■ **INPUT RECORDS**
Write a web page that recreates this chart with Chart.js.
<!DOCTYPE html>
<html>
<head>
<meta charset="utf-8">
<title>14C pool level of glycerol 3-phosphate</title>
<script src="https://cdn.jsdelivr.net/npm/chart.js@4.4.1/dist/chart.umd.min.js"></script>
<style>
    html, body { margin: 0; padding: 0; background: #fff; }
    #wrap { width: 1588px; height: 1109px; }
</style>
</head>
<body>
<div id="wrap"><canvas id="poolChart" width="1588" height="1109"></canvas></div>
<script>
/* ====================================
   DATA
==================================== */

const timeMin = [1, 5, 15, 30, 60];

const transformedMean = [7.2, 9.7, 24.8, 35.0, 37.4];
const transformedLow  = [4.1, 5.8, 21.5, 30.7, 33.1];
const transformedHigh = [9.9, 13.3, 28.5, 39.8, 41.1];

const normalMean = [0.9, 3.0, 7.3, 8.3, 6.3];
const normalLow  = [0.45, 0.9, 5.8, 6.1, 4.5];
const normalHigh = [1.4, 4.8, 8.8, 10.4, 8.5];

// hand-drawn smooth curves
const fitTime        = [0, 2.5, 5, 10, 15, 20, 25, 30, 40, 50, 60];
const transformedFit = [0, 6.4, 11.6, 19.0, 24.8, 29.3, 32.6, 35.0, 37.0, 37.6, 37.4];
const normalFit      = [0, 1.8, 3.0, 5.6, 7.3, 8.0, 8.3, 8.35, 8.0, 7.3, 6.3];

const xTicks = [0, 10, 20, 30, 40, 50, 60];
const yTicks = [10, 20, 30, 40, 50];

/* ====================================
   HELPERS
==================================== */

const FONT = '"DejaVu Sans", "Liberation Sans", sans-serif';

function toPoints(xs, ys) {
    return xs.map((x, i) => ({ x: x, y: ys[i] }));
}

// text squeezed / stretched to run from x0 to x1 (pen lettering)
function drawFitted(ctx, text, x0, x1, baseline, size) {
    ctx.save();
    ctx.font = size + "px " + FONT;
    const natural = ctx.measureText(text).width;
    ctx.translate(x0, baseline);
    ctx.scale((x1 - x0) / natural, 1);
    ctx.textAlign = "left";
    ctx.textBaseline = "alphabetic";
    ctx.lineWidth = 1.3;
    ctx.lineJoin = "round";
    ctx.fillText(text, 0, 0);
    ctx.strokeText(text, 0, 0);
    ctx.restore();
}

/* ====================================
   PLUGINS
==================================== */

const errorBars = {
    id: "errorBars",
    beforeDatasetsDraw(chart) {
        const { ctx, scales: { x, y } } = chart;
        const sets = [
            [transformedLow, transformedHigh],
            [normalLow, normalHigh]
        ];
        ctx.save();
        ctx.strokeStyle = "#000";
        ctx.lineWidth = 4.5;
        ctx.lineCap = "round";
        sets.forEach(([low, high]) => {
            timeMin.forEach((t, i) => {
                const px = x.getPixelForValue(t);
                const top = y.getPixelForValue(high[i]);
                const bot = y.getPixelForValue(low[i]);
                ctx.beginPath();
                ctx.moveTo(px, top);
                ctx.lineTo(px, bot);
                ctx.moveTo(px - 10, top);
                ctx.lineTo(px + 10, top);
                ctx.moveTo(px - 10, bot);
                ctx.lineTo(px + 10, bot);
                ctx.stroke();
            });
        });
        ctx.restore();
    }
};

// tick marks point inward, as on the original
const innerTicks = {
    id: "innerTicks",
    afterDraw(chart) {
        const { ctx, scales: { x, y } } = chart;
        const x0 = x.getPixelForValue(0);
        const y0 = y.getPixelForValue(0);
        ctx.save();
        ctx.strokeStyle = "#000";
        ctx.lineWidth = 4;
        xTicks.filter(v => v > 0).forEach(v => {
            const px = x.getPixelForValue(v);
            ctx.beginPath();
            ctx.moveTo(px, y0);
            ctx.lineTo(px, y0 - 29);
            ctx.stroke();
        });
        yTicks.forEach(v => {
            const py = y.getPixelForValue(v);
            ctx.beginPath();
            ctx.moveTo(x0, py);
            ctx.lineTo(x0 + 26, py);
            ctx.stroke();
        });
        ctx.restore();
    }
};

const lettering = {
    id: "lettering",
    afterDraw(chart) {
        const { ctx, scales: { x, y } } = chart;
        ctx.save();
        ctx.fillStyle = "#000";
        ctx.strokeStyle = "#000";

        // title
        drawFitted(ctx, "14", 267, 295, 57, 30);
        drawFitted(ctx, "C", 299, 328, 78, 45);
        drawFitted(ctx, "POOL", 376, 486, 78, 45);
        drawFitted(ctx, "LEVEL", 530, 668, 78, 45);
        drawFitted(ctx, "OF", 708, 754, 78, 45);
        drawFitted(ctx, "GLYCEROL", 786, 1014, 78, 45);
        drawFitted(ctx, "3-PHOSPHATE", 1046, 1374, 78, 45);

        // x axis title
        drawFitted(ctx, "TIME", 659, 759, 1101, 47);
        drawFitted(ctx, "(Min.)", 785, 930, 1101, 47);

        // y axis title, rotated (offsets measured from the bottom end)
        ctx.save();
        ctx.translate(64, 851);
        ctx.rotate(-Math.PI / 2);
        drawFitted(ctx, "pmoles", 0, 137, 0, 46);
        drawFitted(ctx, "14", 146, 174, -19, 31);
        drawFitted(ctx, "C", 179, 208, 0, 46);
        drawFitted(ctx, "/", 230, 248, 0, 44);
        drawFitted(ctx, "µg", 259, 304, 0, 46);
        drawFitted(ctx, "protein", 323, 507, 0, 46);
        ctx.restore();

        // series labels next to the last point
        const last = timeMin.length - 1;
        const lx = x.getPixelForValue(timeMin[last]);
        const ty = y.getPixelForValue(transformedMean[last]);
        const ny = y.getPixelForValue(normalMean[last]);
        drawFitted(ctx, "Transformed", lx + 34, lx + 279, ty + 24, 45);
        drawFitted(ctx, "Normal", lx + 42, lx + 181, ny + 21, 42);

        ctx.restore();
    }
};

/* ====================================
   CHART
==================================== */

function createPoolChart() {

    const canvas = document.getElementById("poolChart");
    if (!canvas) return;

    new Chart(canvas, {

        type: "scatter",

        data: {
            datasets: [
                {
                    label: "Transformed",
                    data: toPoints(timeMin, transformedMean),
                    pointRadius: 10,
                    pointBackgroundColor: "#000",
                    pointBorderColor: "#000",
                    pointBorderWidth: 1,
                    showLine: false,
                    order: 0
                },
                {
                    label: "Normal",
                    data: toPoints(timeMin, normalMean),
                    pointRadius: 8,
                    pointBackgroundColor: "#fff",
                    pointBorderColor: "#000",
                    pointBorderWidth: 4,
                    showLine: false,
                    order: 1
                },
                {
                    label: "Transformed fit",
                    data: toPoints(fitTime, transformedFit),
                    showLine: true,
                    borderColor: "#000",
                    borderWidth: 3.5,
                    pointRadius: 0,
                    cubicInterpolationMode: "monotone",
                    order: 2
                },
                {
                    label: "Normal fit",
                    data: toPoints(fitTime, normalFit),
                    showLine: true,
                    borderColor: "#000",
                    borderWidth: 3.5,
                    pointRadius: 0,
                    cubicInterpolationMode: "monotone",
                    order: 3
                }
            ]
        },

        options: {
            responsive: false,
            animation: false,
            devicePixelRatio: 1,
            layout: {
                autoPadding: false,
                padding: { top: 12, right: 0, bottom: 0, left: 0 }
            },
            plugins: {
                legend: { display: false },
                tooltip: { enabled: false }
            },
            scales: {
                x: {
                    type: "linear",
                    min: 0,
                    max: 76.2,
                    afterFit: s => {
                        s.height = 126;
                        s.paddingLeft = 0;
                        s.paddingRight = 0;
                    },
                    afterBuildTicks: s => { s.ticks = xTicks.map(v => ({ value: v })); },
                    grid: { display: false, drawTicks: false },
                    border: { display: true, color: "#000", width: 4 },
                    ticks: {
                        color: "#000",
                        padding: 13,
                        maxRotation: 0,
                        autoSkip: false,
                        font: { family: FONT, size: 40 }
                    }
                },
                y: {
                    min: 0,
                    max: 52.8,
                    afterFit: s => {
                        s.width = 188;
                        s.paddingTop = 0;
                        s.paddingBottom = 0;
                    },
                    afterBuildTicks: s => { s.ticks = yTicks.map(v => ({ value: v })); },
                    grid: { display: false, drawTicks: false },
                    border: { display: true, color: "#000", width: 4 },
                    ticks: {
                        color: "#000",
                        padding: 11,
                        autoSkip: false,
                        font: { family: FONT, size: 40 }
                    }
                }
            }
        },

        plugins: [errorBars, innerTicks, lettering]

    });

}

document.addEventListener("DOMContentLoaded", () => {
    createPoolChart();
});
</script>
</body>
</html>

...

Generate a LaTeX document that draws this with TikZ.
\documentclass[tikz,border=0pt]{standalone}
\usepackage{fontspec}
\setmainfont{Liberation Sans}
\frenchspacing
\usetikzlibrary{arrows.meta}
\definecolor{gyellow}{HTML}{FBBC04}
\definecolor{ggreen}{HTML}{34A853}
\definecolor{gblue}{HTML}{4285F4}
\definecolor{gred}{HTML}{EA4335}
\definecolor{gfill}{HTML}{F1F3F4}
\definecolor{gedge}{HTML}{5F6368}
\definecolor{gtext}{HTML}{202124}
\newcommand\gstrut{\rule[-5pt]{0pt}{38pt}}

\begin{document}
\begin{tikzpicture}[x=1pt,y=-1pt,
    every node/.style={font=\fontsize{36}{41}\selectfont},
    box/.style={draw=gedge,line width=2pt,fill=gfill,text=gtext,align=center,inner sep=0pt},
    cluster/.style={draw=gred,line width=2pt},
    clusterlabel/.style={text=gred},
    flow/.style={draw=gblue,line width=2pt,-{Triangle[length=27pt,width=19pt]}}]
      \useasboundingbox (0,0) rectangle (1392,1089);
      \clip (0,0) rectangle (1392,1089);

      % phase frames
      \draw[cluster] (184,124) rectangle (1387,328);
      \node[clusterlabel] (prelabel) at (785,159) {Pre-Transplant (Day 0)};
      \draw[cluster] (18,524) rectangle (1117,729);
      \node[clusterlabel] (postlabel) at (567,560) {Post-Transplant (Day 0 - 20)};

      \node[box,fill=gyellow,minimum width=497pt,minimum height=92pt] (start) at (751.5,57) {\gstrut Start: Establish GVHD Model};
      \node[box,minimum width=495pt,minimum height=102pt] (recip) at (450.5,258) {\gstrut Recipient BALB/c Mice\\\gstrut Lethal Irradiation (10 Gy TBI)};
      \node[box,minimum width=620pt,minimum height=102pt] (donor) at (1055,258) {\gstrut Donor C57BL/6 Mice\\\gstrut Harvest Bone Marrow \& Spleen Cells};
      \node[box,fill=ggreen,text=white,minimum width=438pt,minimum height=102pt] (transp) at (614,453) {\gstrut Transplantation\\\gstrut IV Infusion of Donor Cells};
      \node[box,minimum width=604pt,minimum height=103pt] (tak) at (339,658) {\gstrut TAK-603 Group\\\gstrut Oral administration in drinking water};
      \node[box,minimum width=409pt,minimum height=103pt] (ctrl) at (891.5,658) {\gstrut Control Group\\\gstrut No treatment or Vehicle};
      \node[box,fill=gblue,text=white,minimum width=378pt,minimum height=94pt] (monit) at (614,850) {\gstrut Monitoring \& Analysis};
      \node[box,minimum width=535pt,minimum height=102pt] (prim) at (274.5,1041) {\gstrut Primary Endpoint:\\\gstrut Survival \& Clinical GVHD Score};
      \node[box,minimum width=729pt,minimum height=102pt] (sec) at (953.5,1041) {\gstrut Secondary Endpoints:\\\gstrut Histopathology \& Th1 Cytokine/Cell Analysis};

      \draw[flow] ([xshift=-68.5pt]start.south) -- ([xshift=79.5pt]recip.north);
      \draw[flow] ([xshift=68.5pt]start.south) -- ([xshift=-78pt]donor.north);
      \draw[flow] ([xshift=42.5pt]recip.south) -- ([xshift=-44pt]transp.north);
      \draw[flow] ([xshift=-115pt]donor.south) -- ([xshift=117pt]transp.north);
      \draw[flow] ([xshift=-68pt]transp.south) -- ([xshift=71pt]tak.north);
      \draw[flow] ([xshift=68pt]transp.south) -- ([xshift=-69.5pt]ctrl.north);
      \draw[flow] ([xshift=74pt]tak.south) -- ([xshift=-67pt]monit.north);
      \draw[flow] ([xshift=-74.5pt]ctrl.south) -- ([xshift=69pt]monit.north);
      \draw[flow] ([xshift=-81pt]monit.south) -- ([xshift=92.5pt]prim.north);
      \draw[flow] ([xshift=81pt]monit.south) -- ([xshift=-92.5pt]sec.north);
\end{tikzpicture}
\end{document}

■ **WRITTEN INSTRUCTION**
Reproduce verbatim the lines above, from the line with "Write a web" through the line with "8.0, 7.3, 6.3];".

■ **OUTPUT OF THE EXERCISE**
Write a web page that recreates this chart with Chart.js.
<!DOCTYPE html>
<html>
<head>
<meta charset="utf-8">
<title>14C pool level of glycerol 3-phosphate</title>
<script src="https://cdn.jsdelivr.net/npm/chart.js@4.4.1/dist/chart.umd.min.js"></script>
<style>
    html, body { margin: 0; padding: 0; background: #fff; }
    #wrap { width: 1588px; height: 1109px; }
</style>
</head>
<body>
<div id="wrap"><canvas id="poolChart" width="1588" height="1109"></canvas></div>
<script>
/* ====================================
   DATA
==================================== */

const timeMin = [1, 5, 15, 30, 60];

const transformedMean = [7.2, 9.7, 24.8, 35.0, 37.4];
const transformedLow  = [4.1, 5.8, 21.5, 30.7, 33.1];
const transformedHigh = [9.9, 13.3, 28.5, 39.8, 41.1];

const normalMean = [0.9, 3.0, 7.3, 8.3, 6.3];
const normalLow  = [0.45, 0.9, 5.8, 6.1, 4.5];
const normalHigh = [1.4, 4.8, 8.8, 10.4, 8.5];

// hand-drawn smooth curves
const fitTime        = [0, 2.5, 5, 10, 15, 20, 25, 30, 40, 50, 60];
const transformedFit = [0, 6.4, 11.6, 19.0, 24.8, 29.3, 32.6, 35.0, 37.0, 37.6, 37.4];
const normalFit      = [0, 1.8, 3.0, 5.6, 7.3, 8.0, 8.3, 8.35, 8.0, 7.3, 6.3];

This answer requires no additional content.